The literal or natural meaning of removing the missal at this place is that the Epistle corner of the altar may be entirely free for receiving the gifts presented and placed there by the people at the Offertory, and to make room for the paten, which in former times was much larger than it is now (Romsee, iv. 107; Kozma, p. 182).

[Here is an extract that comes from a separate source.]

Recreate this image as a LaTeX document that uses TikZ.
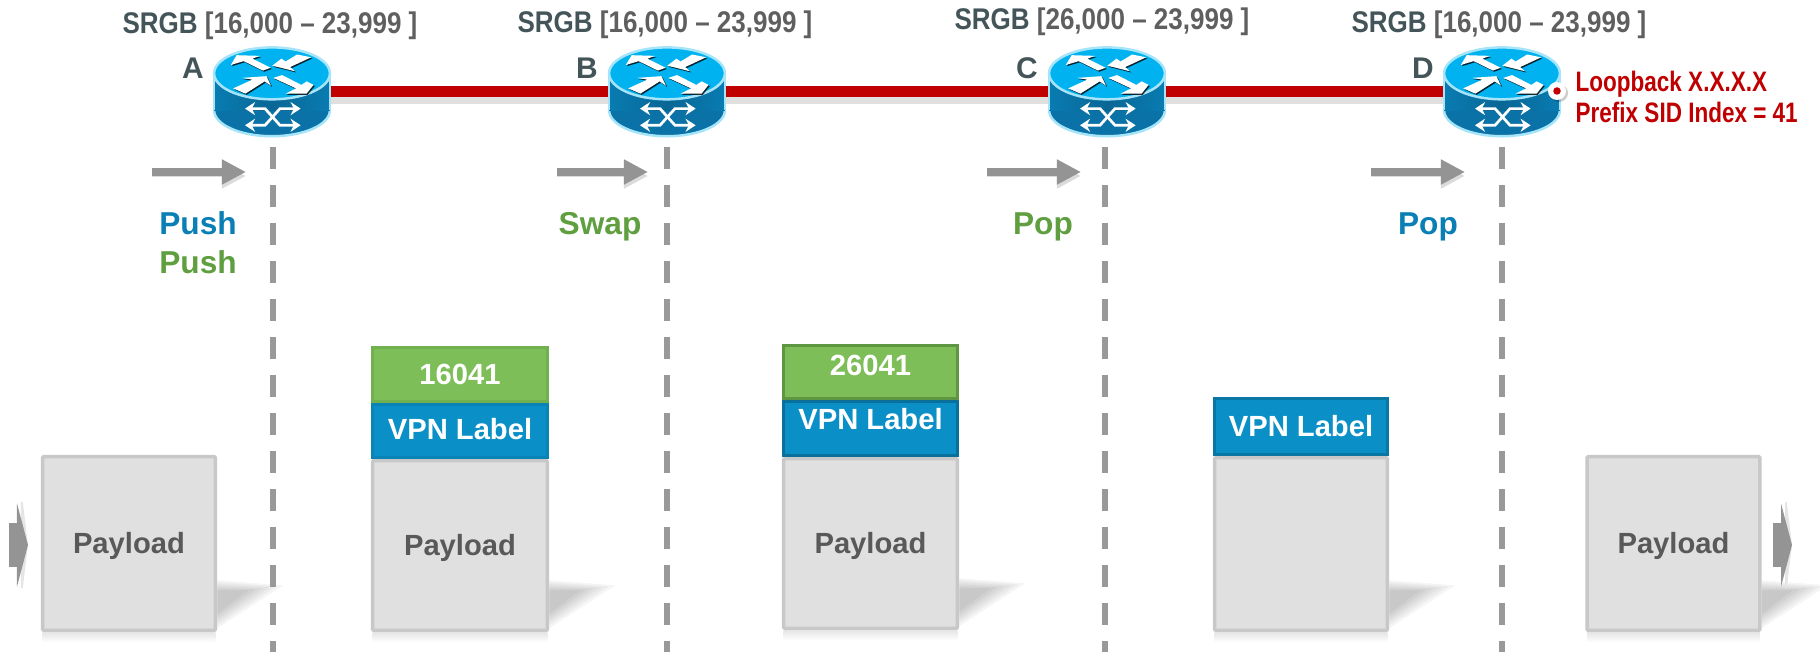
\documentclass[tikz,border=0pt]{standalone}
\usepackage{fontspec}
\usetikzlibrary{arrows.meta,shadows}
\setmainfont{Liberation Sans}
\newfontfamily\narrowfont[FakeStretch=0.87]{Liberation Sans}
\newfontfamily\loopfont[FakeStretch=0.8]{Liberation Sans}

\definecolor{routertop}{HTML}{00B3F0}
\definecolor{routerside}{HTML}{0A72A6}
\definecolor{routerrim}{HTML}{A6E5F9}
\definecolor{linkred}{HTML}{C00000}
\definecolor{srgbteal}{HTML}{44555A}
\definecolor{srgbgray}{HTML}{5F5F5F}
\definecolor{pushblue}{HTML}{0A7FB5}
\definecolor{pushgreen}{HTML}{5F9F3F}
\definecolor{labelgreen}{HTML}{7DBE58}
\definecolor{labelgreenline}{HTML}{70B04E}
\definecolor{labelblue}{HTML}{0A8FC6}
\definecolor{labelblueline}{HTML}{0A84B6}
\definecolor{payloadfill}{HTML}{E0E0E0}
\definecolor{payloadline}{HTML}{C8C8C8}
\definecolor{payloadtext}{HTML}{595959}

\tikzset{
	routerbox/.style={rectangle,minimum width=1.16cm,minimum height=.9cm,inner sep=0pt,outer sep=0pt},
	link/.style={draw=linkred,line width=.11cm,preaction={draw=black!12,line width=.09cm,transform canvas={yshift=-.07cm}}},
	cutline/.style={draw=black!40,line width=.056cm,dash pattern=on .215cm off .165cm},
	steparrow/.style={draw=black!42,line width=.075cm,-{Triangle[length=.24cm,width=.235cm]},preaction={draw=black!14,transform canvas={yshift=-.04cm}}},
	sidearrow/.style={draw=black!42,line width=.43cm,-{Triangle[length=.11cm,width=.83cm]},preaction={draw=black!10,line width=.2cm,-{Triangle[length=.07cm,width=1.15cm]}}},
	srgb/.style={font=\narrowfont\bfseries\fontsize{8.5}{10}\selectfont,text=srgbgray,text height=.215cm,text depth=0pt,inner sep=0pt},
	routername/.style={font=\bfseries\fontsize{8.5}{10}\selectfont,text=srgbteal,text height=.215cm,text depth=0pt,inner sep=0pt},
	action/.style={font=\bfseries\fontsize{9}{10}\selectfont,text height=.2cm,text depth=0pt,inner sep=0pt},
	pkt/.style={rectangle,line width=.035cm,inner sep=0pt,outer sep=0pt,text height=.205cm,text depth=0pt,font=\bfseries\fontsize{8.3}{10}\selectfont},
	payloadbox/.style={pkt,rounded corners=.01cm,draw=payloadline,fill=payloadfill,text=payloadtext},
	bluebox/.style={pkt,draw=labelblueline,fill=labelblue,text=white},
	greenbox/.style={pkt,draw=labelgreenline,fill=labelgreen,text=white},
	routerarrow/.style={fill=white,drop shadow={shadow xshift=.012cm,shadow yshift=-.012cm,fill=black,opacity=.8}},
	routercross/.style={draw=white,line width=.027cm,{Stealth[length=.1cm,width=.13cm]}-{Stealth[length=.1cm,width=.13cm]}},
	router/.pic={
		\begin{scope}[x=.00333cm,y=-.00333cm,shift={(-186,-150)}]
			% body
			\draw[routerrim,line width=.025cm,fill=routerside] (186,205) ellipse [x radius=174,y radius=78];
			\shade[left color=routerside!85!routertop,right color=routerside!85!routertop,middle color=routerside!90!black] (12,92) rectangle (360,205);
			\draw[routerrim,line width=.025cm] (12,92) -- (12,205) (360,92) -- (360,205);
			\draw[routerrim,line width=.025cm,fill=routertop] (186,94) ellipse [x radius=174,y radius=78];
			% arrows on top
			\begin{scope}[shift={(186,94)},scale=1.05,shift={(-186,-92)}]
				\path[routerarrow] (68,68) -- (85,40) -- (152,42) -- (130,50) -- (182,76) -- (160,84) -- (105,57) -- cycle;
				\path[routerarrow] (298,46) -- (258,38) -- (225,58) -- (213,50) -- (187,70) -- (252,86) -- (238,74) -- cycle;
				\path[routerarrow] (75,135) -- (130,110) -- (100,105) -- (170,100) -- (183,127) -- (165,115) -- (110,150) -- cycle;
				\path[routerarrow] (190,105) -- (215,97) -- (270,125) -- (285,115) -- (305,125) -- (285,150) -- (225,150) -- (255,135) -- cycle;
			\end{scope}
			% arrows on the side
			\draw[routercross] (105,200) -- (165,200) -- (210,250) -- (272,250);
			\draw[routercross] (105,250) -- (165,250) -- (210,200) -- (272,200);
		\end{scope}
	}
}

\begin{document}
\begin{tikzpicture}[x=.01cm,y=-.01cm]
	\useasboundingbox (0,0) rectangle (1820,652);

	% routers
	\node[routerbox] (A) at (272,92) {};
	\node[routerbox] (B) at (667,92) {};
	\node[routerbox] (C) at (1107,92) {};
	\node[routerbox] (D) at (1502,92) {};

	% links
	\draw[link] (A) -- (B);
	\draw[link] (B) -- (C);
	\draw[link] (C) -- (D);

	\foreach \name in {A,B,C,D}
		\pic at (\name) {router};

	% labels on top
	\node[srgb] (srgbA) at (270,23) {{\color{srgbteal}SRGB} [16,000 – 23,999 ]};
	\node[srgb] (srgbB) at (665,22) {{\color{srgbteal}SRGB} [16,000 – 23,999 ]};
	\node[srgb] (srgbC) at (1102,19) {{\color{srgbteal}SRGB} [26,000 – 23,999 ]};
	\node[srgb] (srgbD) at (1499,22) {{\color{srgbteal}SRGB} [16,000 – 23,999 ]};
	\node[routername] (nameA) at (193,68) {A};
	\node[routername] (nameB) at (587,68) {B};
	\node[routername] (nameC) at (1027,68) {C};
	\node[routername] (nameD) at (1423,68) {D};

	% loopback
	\node[circle,fill=white,inner sep=0pt,minimum size=.18cm,drop shadow={shadow xshift=.02cm,shadow yshift=-.02cm,fill=black,opacity=.2}] (loopring) at (1557,91) {};
	\node[circle,fill=linkred,inner sep=0pt,minimum size=.075cm] (loopdot) at (loopring) {};
	\node[anchor=west,align=left,inner sep=0pt,text=linkred,font=\loopfont\bfseries\fontsize{8}{8.8}\selectfont] (loopback) at (1575,97) {Loopback X.X.X.X\\Prefix SID Index = 41};

	% actions
	\node[action,text=pushblue] (pushA) at (198,224) {Push};
	\node[action,text=pushgreen] (pushB) at (198,263) {Push};
	\node[action,text=pushgreen] (swap) at (600,225) {Swap};
	\node[action,text=pushgreen] (popC) at (1043,225) {Pop};
	\node[action,text=pushblue] (popD) at (1428,225) {Pop};

	% packets
	\node[payloadbox,minimum width=1.725cm,minimum height=1.735cm] (pktA) at (129,543.5) {Payload\hspace{.07cm}};
	\node[payloadbox,minimum width=1.745cm,minimum height=1.695cm] (pktB) at (460,545.5) {Payload};
	\node[bluebox,minimum width=1.745cm,minimum height=.525cm,text depth=.04cm] (vpnB) at (460,431) {VPN Label};
	\node[greenbox,minimum width=1.745cm,minimum height=.535cm] (sidB) at (460,374.5) {16041};
	\node[payloadbox,minimum width=1.735cm,minimum height=1.695cm] (pktC) at (870.5,543.5) {Payload};
	\node[bluebox,draw=labelblueline!85!black,minimum width=1.735cm,minimum height=.535cm,text depth=.19cm] (vpnC) at (870.5,428.5) {VPN Label};
	\node[greenbox,draw=labelgreenline!85!black,minimum width=1.735cm,minimum height=.525cm,text depth=.14cm] (sidC) at (870.5,372) {26041};
	\node[payloadbox,minimum width=1.725cm,minimum height=1.725cm] (pktD) at (1301,544) {};
	\node[bluebox,draw=labelblueline!90!black,minimum width=1.725cm,minimum height=.555cm] (vpnD) at (1301,426.5) {VPN Label};
	\node[payloadbox,minimum width=1.725cm,minimum height=1.735cm] (pktE) at (1673.5,543.5) {Payload\hspace{.07cm}};

	% shadows of the packets
	\foreach \pkt in {pktA,pktB,pktC,pktD,pktE} {
		\foreach \i in {0,...,5}
			\fill[shift={(\pkt.south east)},black,opacity=.04] (2,-50+2*\i) -- (68-7*\i,-45+\i) -- (2,-2-3*\i) -- cycle;
		\shade[top color=black!10,bottom color=white] ([yshift=-.02cm]\pkt.south west) rectangle ([yshift=-.12cm]\pkt.south east);
	}

	% cuts
	\foreach \name/\xpos in {A/273,B/667,C/1105,D/1502} {
		\coordinate (cut\name top) at (\xpos,147);
		\coordinate (cut\name end) at (\xpos,652);
		\draw[cutline] (cut\name top) -- (cut\name end);
	}

	% arrows
	\foreach \name/\xa/\xb in {A/152/246,B/557/648,C/987/1081,D/1371/1465} {
		\coordinate (step\name from) at (\xa,172);
		\coordinate (step\name to) at (\xb,172);
		\draw[steparrow] (step\name from) -- (step\name to);
	}
	\coordinate (inA) at (9,545);
	\coordinate (inB) at (28,545);
	\coordinate (outA) at (1773,545);
	\coordinate (outB) at (1792,545);
	\draw[sidearrow] (inA) -- (inB);
	\draw[sidearrow] (outA) -- (outB);
\end{tikzpicture}
\end{document}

Mystically, this ceremony is intended to remind us of the translation of the word of God from the Jews, represented by the Epistle side, to the Gentiles, represented by the Gospel side, in accordance with what is said by SS. Paul and Barnabas in the Acts of the Apostles (13:46): “To you it behoved us first to speak the word of God; but because you reject it, and judge yourselves unworthy of eternal life, behold we turn to the Gentiles.” The bringing back of the missal afterwards denotes the final return of the Jews to Christianity at the preaching of Enoch and Elias (Durandus, Rationale, p. 195).

We have said that the Missal is placed at the Gospel side, a little turned towards the congregation, and that this is with a view to preserve a vestige of the ancient practice of reading the Gospel from the ambo. As it may be objected that the Epistle, too, was formerly read there, and why not now be read as the Gospel is? we reply by saying that whenever the Epistle was read from the ambo it was always from an inferior stand to that set apart for the Gospel, generally from the steps themselves, and always facing the altar; for it was not, at its introduction into the Mass, designed so much for the instruction of the people as the Gospel was, nor did it ever occupy the same place of honor, although the honor shown it was very great (Martène, De Antiquis Eccl. Ritibus, f. 24).